On I went with the sound of the ocean in my ears, and without a thought; I was right in the ‘now’. There is something very soothing about walking to the sound of waves, with an awareness of the wind and sun about you. I must have been totally absorbed in the walk because suddenly I was brought back to earth by the clumsy flapping of a wounded cormorant.

Poor creature. I thought at first he was resting, and that my absentminded arrival had panicked him, but no: he was in a bad shape, and was trying to make it back to the sea. Here’s how bad he was: his wings seemed as if they had been twisted back against the shoulder joints, and he tried to make forward progress by pushing with these and digging with his beak into the wet sand.
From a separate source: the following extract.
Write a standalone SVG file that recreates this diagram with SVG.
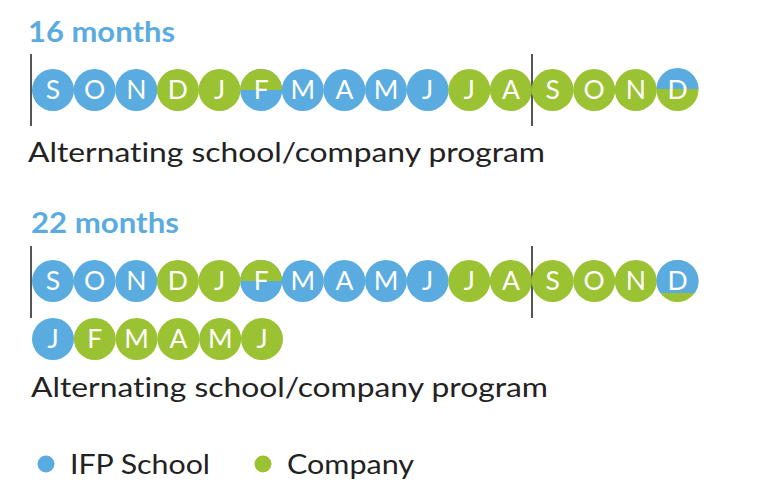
<svg xmlns="http://www.w3.org/2000/svg" width="767" height="493" viewBox="0 0 767 493">
<style>
.b{fill:#5aace0}
.g{fill:#9bc232}
.m{font-family:Lato,"Open Sans",sans-serif;font-size:26.5px;font-weight:400;fill:#fff;text-anchor:middle}
.t{font-family:Lato,"Open Sans",sans-serif;font-size:28px;font-weight:bold;fill:#5aace0}
.l{font-family:Lato,"Open Sans",sans-serif;font-size:26px;fill:#222;font-variant-ligatures:none}
.v{stroke:#555;stroke-width:2;fill:none}
</style>
<rect width="767" height="493" fill="#fff"/>
<g id="title16"><text class="t" x="28" y="42" textLength="147" lengthAdjust="spacingAndGlyphs">16 months</text></g>
<g id="dividers">
<line class="v" x1="31" y1="54" x2="31" y2="126"/>
<line class="v" x1="532" y1="54" x2="532" y2="126"/>
<line class="v" x1="31" y1="246" x2="31" y2="318"/>
<line class="v" x1="532" y1="246" x2="532" y2="318"/>
</g>
<g id="row1">
<circle class="b" cx="53" cy="90" r="21"/><text class="m" x="53" y="99">S</text>
<circle class="b" cx="94.6" cy="90" r="21"/><text class="m" x="94.6" y="99">O</text>
<circle class="b" cx="136.3" cy="90" r="21"/><text class="m" x="136.3" y="99">N</text>
<circle class="g" cx="177.9" cy="90" r="21"/><text class="m" x="177.9" y="99">D</text>
<circle class="g" cx="219.5" cy="90" r="21"/><text class="m" x="219.5" y="99">J</text>
<circle class="b" cx="261.2" cy="90" r="21"/><path class="g" d="M240.2 90 A21 21 0 0 1 282.2 90 Z"/><text class="m" x="261.2" y="99">F</text>
<circle class="b" cx="302.8" cy="90" r="21"/><text class="m" x="302.8" y="99">M</text>
<circle class="b" cx="344.4" cy="90" r="21"/><text class="m" x="344.4" y="99">A</text>
<circle class="b" cx="386" cy="90" r="21"/><text class="m" x="386" y="99">M</text>
<circle class="b" cx="427.7" cy="90" r="21"/><text class="m" x="427.7" y="99">J</text>
<circle class="g" cx="469.3" cy="90" r="21"/><text class="m" x="469.3" y="99">J</text>
<circle class="g" cx="510.9" cy="90" r="21"/><text class="m" x="510.9" y="99">A</text>
<circle class="g" cx="552.6" cy="90" r="21"/><text class="m" x="552.6" y="99">S</text>
<circle class="g" cx="594.2" cy="90" r="21"/><text class="m" x="594.2" y="99">O</text>
<circle class="g" cx="635.8" cy="90" r="21"/><text class="m" x="635.8" y="99">N</text>
<circle class="g" cx="677.5" cy="90" r="21"/><path class="b" d="M656.5 89 A21 21 0 0 1 698.5 89 Z"/><text class="m" x="677.5" y="99">D</text>
</g>
<g id="label16"><text class="l" x="28" y="162" textLength="517" lengthAdjust="spacingAndGlyphs">Alternating school/company program</text></g>
<g id="title22"><text class="t" x="31" y="233" textLength="148" lengthAdjust="spacingAndGlyphs">22 months</text></g>
<g id="row2">
<circle class="b" cx="53" cy="281" r="21"/><text class="m" x="53" y="290">S</text>
<circle class="b" cx="94.6" cy="281" r="21"/><text class="m" x="94.6" y="290">O</text>
<circle class="b" cx="136.3" cy="281" r="21"/><text class="m" x="136.3" y="290">N</text>
<circle class="g" cx="177.9" cy="281" r="21"/><text class="m" x="177.9" y="290">D</text>
<circle class="g" cx="219.5" cy="281" r="21"/><text class="m" x="219.5" y="290">J</text>
<circle class="b" cx="261.2" cy="281" r="21"/><path class="g" d="M240.2 281 A21 21 0 0 1 282.2 281 Z"/><text class="m" x="261.2" y="290">F</text>
<circle class="b" cx="302.8" cy="281" r="21"/><text class="m" x="302.8" y="290">M</text>
<circle class="b" cx="344.4" cy="281" r="21"/><text class="m" x="344.4" y="290">A</text>
<circle class="b" cx="386" cy="281" r="21"/><text class="m" x="386" y="290">M</text>
<circle class="b" cx="427.7" cy="281" r="21"/><text class="m" x="427.7" y="290">J</text>
<circle class="g" cx="469.3" cy="281" r="21"/><text class="m" x="469.3" y="290">J</text>
<circle class="g" cx="510.9" cy="281" r="21"/><text class="m" x="510.9" y="290">A</text>
<circle class="g" cx="552.6" cy="281" r="21"/><text class="m" x="552.6" y="290">S</text>
<circle class="g" cx="594.2" cy="281" r="21"/><text class="m" x="594.2" y="290">O</text>
<circle class="g" cx="635.8" cy="281" r="21"/><text class="m" x="635.8" y="290">N</text>
<circle class="g" cx="677.5" cy="281" r="21"/><path class="b" d="M660.27 293 A21 21 0 1 1 694.73 293 Z"/><text class="m" x="677.5" y="290">D</text>
</g>
<g id="row3">
<circle class="b" cx="53" cy="339" r="21"/><text class="m" x="53" y="348">J</text>
<circle class="g" cx="94.8" cy="339" r="21"/><text class="m" x="94.8" y="348">F</text>
<circle class="g" cx="136.6" cy="339" r="21"/><text class="m" x="136.6" y="348">M</text>
<circle class="g" cx="178.4" cy="339" r="21"/><text class="m" x="178.4" y="348">A</text>
<circle class="g" cx="220.2" cy="339" r="21"/><text class="m" x="220.2" y="348">M</text>
<circle class="g" cx="262" cy="339" r="21"/><text class="m" x="262" y="348">J</text>
</g>
<g id="label22"><text class="l" x="31" y="397" textLength="517" lengthAdjust="spacingAndGlyphs">Alternating school/company program</text></g>
<g id="legend-school"><circle class="b" cx="46" cy="464" r="8.5"/><text class="l" x="70" y="474" textLength="140" lengthAdjust="spacingAndGlyphs">IFP School</text></g>
<g id="legend-company"><circle class="g" cx="263" cy="464" r="8.5"/><text class="l" x="287" y="474" textLength="127" lengthAdjust="spacingAndGlyphs">Company</text></g>
</svg>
He was in bad shape, and I wished I had the guts to put him out of his misery by wrenching his neck: to tell the truth I was afraid of his beak. I left him, knowing nature will take its course. But that was only half the drama.

If I found the sick bird interesting, I got a positive treat from the antics of a seal trying to get back out to the deeper water. He or she wasn’t a pup, but was even less of an adult, a big pup if you like. He was a beautiful silvery grey creature, and I watched closely as he snuck down facing the breakers.

He had to get beyond the first two surges, and many times he was simply washed back in. He wasn’t aware of me, and the intensity of his focus on the task in hand intrigued me. It took fifteen minutes, and I saw him use a stronger back wash to give him the necessary traction to get out, and then he was gone.

Only on the way home did the thoughts kick in. How life is sprinkled with tough situations, like that of the bird, and successful achievements like that of the seal. And how we can be sad at the pain of the world, and joyful at the happy endings.